All lines below must be repeated exactly, with the pictures omitted.
BEGIN Dataset excerpt
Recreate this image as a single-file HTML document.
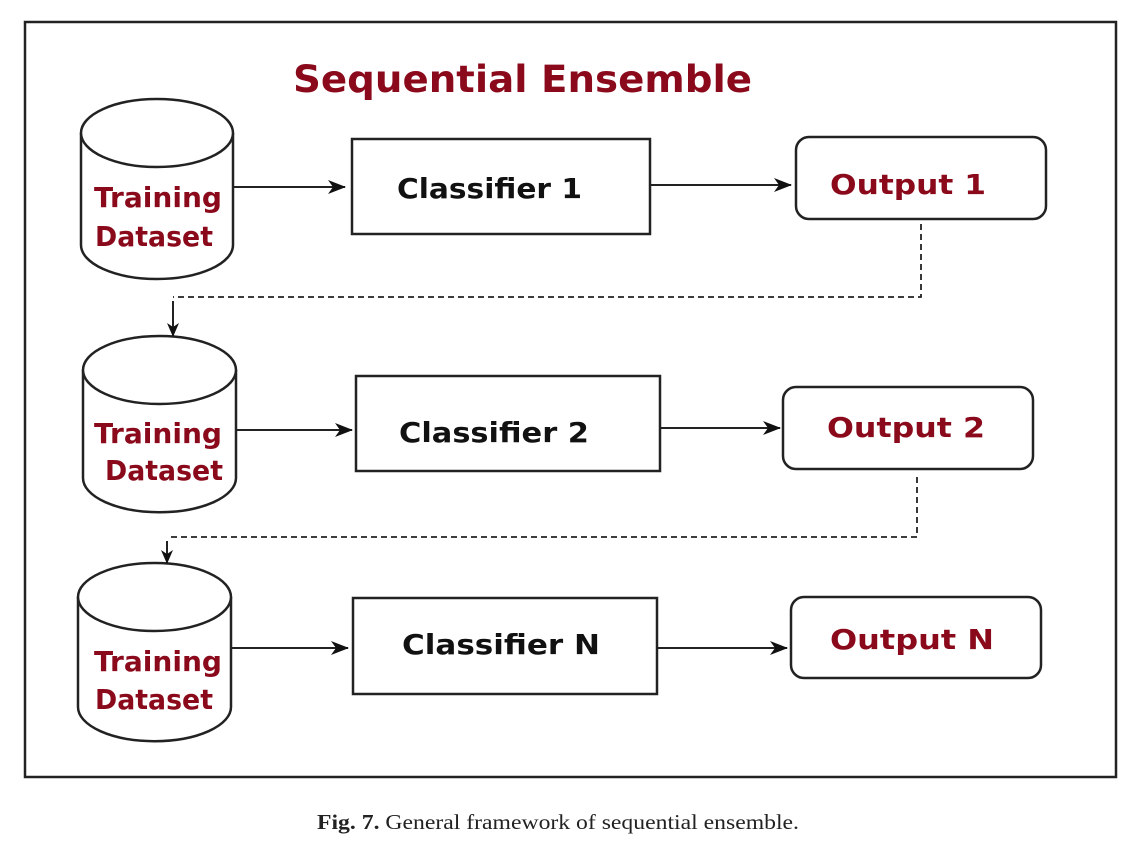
<!DOCTYPE html>
<html><head><meta charset="utf-8"><style>
html,body{margin:0;padding:0;background:#fff;width:1130px;height:846px;overflow:hidden}
svg{display:block}
.r{font-family:"DejaVu Sans","Liberation Sans",sans-serif;font-weight:bold;fill:#8a0a1c}
.k{font-family:"DejaVu Sans","Liberation Sans",sans-serif;font-weight:bold;fill:#111}
</style></head><body>
<svg width="1130" height="846" viewBox="0 0 1130 846" xmlns="http://www.w3.org/2000/svg">
<defs><marker id="a" markerWidth="12" markerHeight="14" refX="6" refY="13" orient="0" markerUnits="userSpaceOnUse"><path d="M0,0 L6,14 L12,0 L6,4 z" fill="#111"/></marker>
<marker id="b" markerWidth="18" markerHeight="16" refX="17" refY="8" orient="auto" markerUnits="userSpaceOnUse"><path d="M0,1 L18,8 L0,15 L5,8 z" fill="#111"/></marker></defs>
<rect x="25" y="22" width="1091" height="755" fill="none" stroke="#222" stroke-width="2.5"/>
<text class="r" x="293" y="92" font-size="37" textLength="459" lengthAdjust="spacingAndGlyphs">Sequential Ensemble</text>
<g fill="#fff" stroke="#222" stroke-width="2.5">
<path d="M81,133 V245 A76,34 0 0 0 233,245 V133"/><ellipse cx="157" cy="133" rx="76" ry="34"/>
<path d="M83,370 V478 A76,34 0 0 0 236,478 V370"/><ellipse cx="159.5" cy="370" rx="76.5" ry="34"/>
<path d="M78,597 V707 A76,34 0 0 0 231,707 V597"/><ellipse cx="154.5" cy="597" rx="76.5" ry="34"/>
<rect x="352" y="139" width="298" height="95"/>
<rect x="356" y="376" width="304" height="95"/>
<rect x="353" y="598" width="304" height="96"/>
<rect x="796" y="137" width="250" height="82" rx="13"/>
<rect x="783" y="387" width="250" height="82" rx="13"/>
<rect x="791" y="597" width="250" height="81" rx="13"/>
</g>
<g class="r" font-size="28">
<text x="94" y="207" textLength="128" lengthAdjust="spacingAndGlyphs">Training</text>
<text x="95" y="246" textLength="118" lengthAdjust="spacingAndGlyphs">Dataset</text>
<text x="94" y="443" textLength="128" lengthAdjust="spacingAndGlyphs">Training</text>
<text x="105" y="480" textLength="118" lengthAdjust="spacingAndGlyphs">Dataset</text>
<text x="94" y="671" textLength="128" lengthAdjust="spacingAndGlyphs">Training</text>
<text x="95" y="709" textLength="118" lengthAdjust="spacingAndGlyphs">Dataset</text>
<text x="830" y="194" textLength="156" lengthAdjust="spacingAndGlyphs">Output 1</text>
<text x="827" y="437" textLength="158" lengthAdjust="spacingAndGlyphs">Output 2</text>
<text x="830" y="649" textLength="164" lengthAdjust="spacingAndGlyphs">Output N</text>
</g>
<g class="k" font-size="28">
<text x="397" y="198" textLength="185" lengthAdjust="spacingAndGlyphs">Classifier 1</text>
<text x="399" y="442" textLength="190" lengthAdjust="spacingAndGlyphs">Classifier 2</text>
<text x="402" y="654" textLength="198" lengthAdjust="spacingAndGlyphs">Classifier N</text>
</g>
<g stroke="#222" stroke-width="2" fill="none">
<line x1="233" y1="187" x2="345" y2="187" marker-end="url(#b)"/>
<line x1="650" y1="185" x2="791" y2="185" marker-end="url(#b)"/>
<line x1="236" y1="430" x2="352" y2="430" marker-end="url(#b)"/>
<line x1="660" y1="428" x2="780" y2="428" marker-end="url(#b)"/>
<line x1="231" y1="648" x2="348" y2="648" marker-end="url(#b)"/>
<line x1="657" y1="648" x2="787" y2="648" marker-end="url(#b)"/>
</g>
<g stroke="#222" stroke-width="1.8" fill="none" stroke-dasharray="6,4">
<polyline points="921,224 921,297 173,297"/>
<polyline points="917,477 917,537 167,537"/>
</g>
<g stroke="#222" stroke-width="2" fill="none">
<line x1="173" y1="301" x2="173" y2="336" marker-end="url(#a)"/>
<line x1="167" y1="541" x2="167" y2="563" marker-end="url(#a)"/>
</g>
<text x="317" y="829" font-family="'Liberation Serif',serif" font-size="21" fill="#222" textLength="482" lengthAdjust="spacingAndGlyphs"><tspan font-weight="bold">Fig. 7.</tspan> General framework of sequential ensemble.</text>
</svg>
</body></html>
END Dataset excerpt
» The response
Recreate this image as a single-file HTML document.
<!DOCTYPE html>
<html><head><meta charset="utf-8"><style>
html,body{margin:0;padding:0;background:#fff;width:1130px;height:846px;overflow:hidden}
svg{display:block}
.r{font-family:"DejaVu Sans","Liberation Sans",sans-serif;font-weight:bold;fill:#8a0a1c}
.k{font-family:"DejaVu Sans","Liberation Sans",sans-serif;font-weight:bold;fill:#111}
</style></head><body>
<svg width="1130" height="846" viewBox="0 0 1130 846" xmlns="http://www.w3.org/2000/svg">
<defs><marker id="a" markerWidth="12" markerHeight="14" refX="6" refY="13" orient="0" markerUnits="userSpaceOnUse"><path d="M0,0 L6,14 L12,0 L6,4 z" fill="#111"/></marker>
<marker id="b" markerWidth="18" markerHeight="16" refX="17" refY="8" orient="auto" markerUnits="userSpaceOnUse"><path d="M0,1 L18,8 L0,15 L5,8 z" fill="#111"/></marker></defs>
<rect x="25" y="22" width="1091" height="755" fill="none" stroke="#222" stroke-width="2.5"/>
<text class="r" x="293" y="92" font-size="37" textLength="459" lengthAdjust="spacingAndGlyphs">Sequential Ensemble</text>
<g fill="#fff" stroke="#222" stroke-width="2.5">
<path d="M81,133 V245 A76,34 0 0 0 233,245 V133"/><ellipse cx="157" cy="133" rx="76" ry="34"/>
<path d="M83,370 V478 A76,34 0 0 0 236,478 V370"/><ellipse cx="159.5" cy="370" rx="76.5" ry="34"/>
<path d="M78,597 V707 A76,34 0 0 0 231,707 V597"/><ellipse cx="154.5" cy="597" rx="76.5" ry="34"/>
<rect x="352" y="139" width="298" height="95"/>
<rect x="356" y="376" width="304" height="95"/>
<rect x="353" y="598" width="304" height="96"/>
<rect x="796" y="137" width="250" height="82" rx="13"/>
<rect x="783" y="387" width="250" height="82" rx="13"/>
<rect x="791" y="597" width="250" height="81" rx="13"/>
</g>
<g class="r" font-size="28">
<text x="94" y="207" textLength="128" lengthAdjust="spacingAndGlyphs">Training</text>
<text x="95" y="246" textLength="118" lengthAdjust="spacingAndGlyphs">Dataset</text>
<text x="94" y="443" textLength="128" lengthAdjust="spacingAndGlyphs">Training</text>
<text x="105" y="480" textLength="118" lengthAdjust="spacingAndGlyphs">Dataset</text>
<text x="94" y="671" textLength="128" lengthAdjust="spacingAndGlyphs">Training</text>
<text x="95" y="709" textLength="118" lengthAdjust="spacingAndGlyphs">Dataset</text>
<text x="830" y="194" textLength="156" lengthAdjust="spacingAndGlyphs">Output 1</text>
<text x="827" y="437" textLength="158" lengthAdjust="spacingAndGlyphs">Output 2</text>
<text x="830" y="649" textLength="164" lengthAdjust="spacingAndGlyphs">Output N</text>
</g>
<g class="k" font-size="28">
<text x="397" y="198" textLength="185" lengthAdjust="spacingAndGlyphs">Classifier 1</text>
<text x="399" y="442" textLength="190" lengthAdjust="spacingAndGlyphs">Classifier 2</text>
<text x="402" y="654" textLength="198" lengthAdjust="spacingAndGlyphs">Classifier N</text>
</g>
<g stroke="#222" stroke-width="2" fill="none">
<line x1="233" y1="187" x2="345" y2="187" marker-end="url(#b)"/>
<line x1="650" y1="185" x2="791" y2="185" marker-end="url(#b)"/>
<line x1="236" y1="430" x2="352" y2="430" marker-end="url(#b)"/>
<line x1="660" y1="428" x2="780" y2="428" marker-end="url(#b)"/>
<line x1="231" y1="648" x2="348" y2="648" marker-end="url(#b)"/>
<line x1="657" y1="648" x2="787" y2="648" marker-end="url(#b)"/>
</g>
<g stroke="#222" stroke-width="1.8" fill="none" stroke-dasharray="6,4">
<polyline points="921,224 921,297 173,297"/>
<polyline points="917,477 917,537 167,537"/>
</g>
<g stroke="#222" stroke-width="2" fill="none">
<line x1="173" y1="301" x2="173" y2="336" marker-end="url(#a)"/>
<line x1="167" y1="541" x2="167" y2="563" marker-end="url(#a)"/>
</g>
<text x="317" y="829" font-family="'Liberation Serif',serif" font-size="21" fill="#222" textLength="482" lengthAdjust="spacingAndGlyphs"><tspan font-weight="bold">Fig. 7.</tspan> General framework of sequential ensemble.</text>
</svg>
</body></html>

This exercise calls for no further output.